The extensive check pipeline is a follow-up flow for suspicious Slurm nodes, implemented using the same ActiveCheck CRD with checkType: slurmJob.

Flow

  1. Active Check fails → affected nodes are drained with the [node_problem] prefix.
  2. Reservation added → nodes move into the suspicious pool (reservation name uses the configured prefix).
  3. Extensive check runs → an ActiveCheck CronJob submits a Slurm batch that targets suspicious nodes only.
    • Each suspicious worker gets its own Slurm job in the batch.
    • If there are no suspicious nodes, no extensive-check jobs are created.
  4. Success → reservations are removed and nodes return to the healthy pool.
  5. Failure → nodes are drained with the [hardware_problem] prefix and marked for replacement by the Slurm Nodes Controller.

Observability

The Active Checks framework integrates with the cluster observability stack.

Logging

  • K8s jobs → logs are available from the Pods of the Kubernetes Jobs.
  • Slurm jobs → logs are written under /mnt/jail/opt/soperator-outputs/slurm_jobs/.
  • Other logs (e.g., passive checks) also exist under the broader /soperator-outputs/ path, but are out of scope for this doc.

Dashboards

Results and metrics are visualized in Grafana.
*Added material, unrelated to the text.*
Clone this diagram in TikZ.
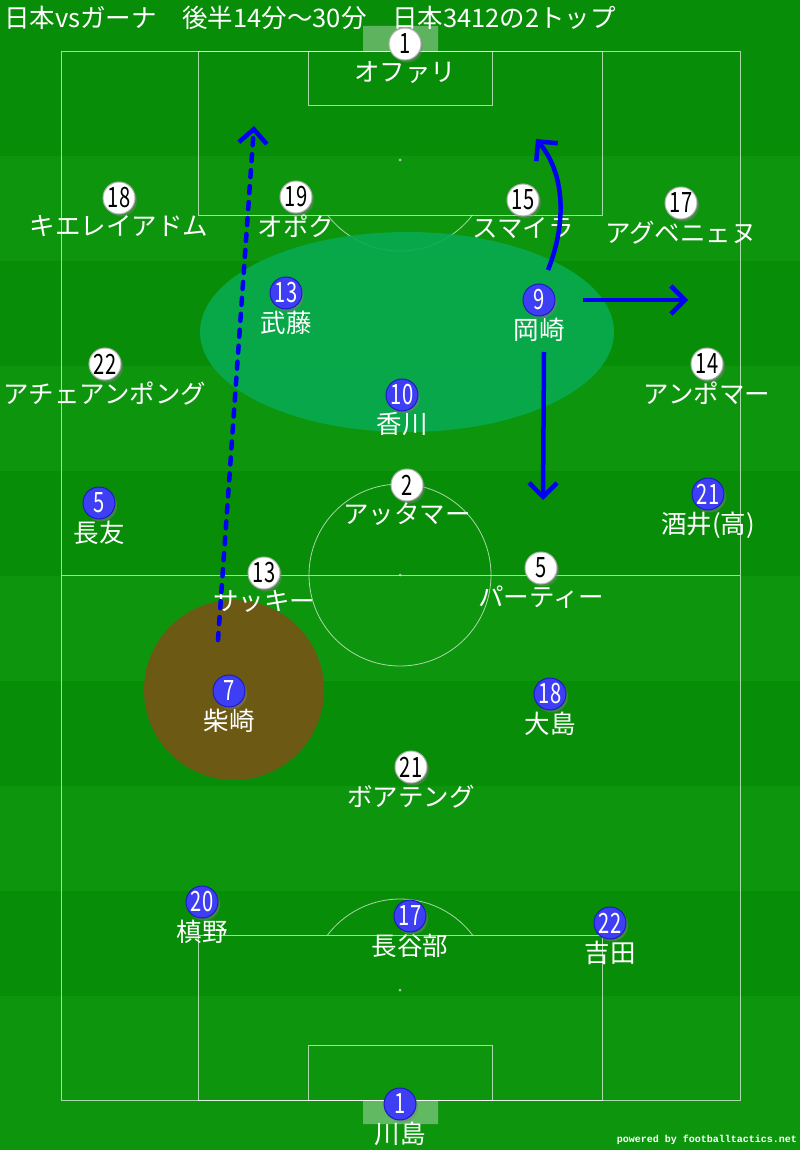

Operators can quickly see:

  • Recent check runs and their outcomes.
  • Historical success/failure rates.
  • Node-level health across multiple checks.

Controllers

Active Checks are managed by three controllers. Together they implement a GitOps-friendly flow: ActiveCheck CR → CronJob (1:1) → Jobs → Status & (if Slurm) Reactions.

1. Active Check Controller

Purpose

  • Watches ActiveCheck CRs and reconciles each CR into exactly one Kubernetes CronJob.
  • Encodes CronJob settings from the CR (schedule, suspend, activeDeadlineSeconds, history limits, runAfterCreation).
  • Ensures optional script sources are wired (e.g., inline slurmJobSpec.sbatchScript via ConfigMap).
  • Adds/removes the slurm.nebius.ai/activecheck-finalizer to support safe teardown.

High-level flow

  1. On create/update:
    • Requeues reconciliation until Slurm cluster is ready and until all the checks from dependsOn list have finished successfully.
    • Render and reconcile the CronJob (and ConfigMap if needed).
    • Optionally trigger an immediate run if runAfterCreation is set and no prior transition exists.
  2. On delete:
    • Clean up the CronJob and inline-script ConfigMap (if any).
    • Remove the finalizer.

2. Active Check Jobs Controller

Purpose

  • Observes Jobs created by CronJobs (K8s and Slurm).
  • Aggregates results and updates status on the owning CRs (see Status fields).
  • Applies reactions for Slurm runs according to successReactions / failureReactions (see Reactions fields (spec)).

High-level flow

  1. Map each Kubernetes Job back to its owning ActiveCheck.
  2. Kubernetes mode
    • Compute lastJobStatus (Active, Complete, Failed, Suspended, Pending, Unknown) and update k8sJobsStatus.
    • No reactions applied.
  3. Slurm mode
    • Parse Slurm job IDs from Kubernetes Job annotations.
    • Query the Slurm API client for job states.
    • Aggregate results into slurmJobsStatus (run ID/name/status, failed/error jobs with reasons, submit time).
    • If terminal:
      • On Failed → apply failureReactions (e.g., drain/comment, add reservation).
      • On Complete → apply successReactions (e.g., remove reservation).
    • Requeue while jobs are in progress.
  4. Patch Job annotations with a “final state” timestamp to avoid reprocessing.

Error handling & GC (high level)

  • Requeues on transient errors (API reads/patches).
  • Job history is pruned by CronJob’s successfulJobsHistoryLimit / failedJobsHistoryLimit.

3. Slurm Nodes Controller

Purpose

  • Watches Slurm nodes, focusing on drained workers.
  • Sets suspicious reservations for workers drained with the [node_problem] prefix.
  • Sets the unhealthy flag on the corresponding Kubernetes nodes for workers drained with the [hardware_problem] prefix to mark them for replacement.

High-level flow (Active Check + extensive check pipeline)

  1. Periodically list Slurm nodes and filter drained nodes with well-known health check reasons.
  2. For [node_problem] health check failures:
    • If extensive checks are enabled, create a suspicious-node reservation and undrain the node so extensive checks can run.
    • If extensive checks are disabled, mark the node unhealthy immediately when node replacement is enabled; otherwise no-op.
  3. For [hardware_problem] failures, set the unhealthy flag on the Kubernetes node to trigger replacement.

Roadmap & Limitations

Current limitations

  • No retries for active checks: if a run fails immediately on creation, dependent checks won’t proceed until manual intervention.
  • Job history pruning: limited to CronJob’s successfulJobsHistoryLimit and failedJobsHistoryLimit; no long-term archival.

Planned improvements

  • Multi-node Slurm checks: running checks across multiple nodes per job is not yet supported.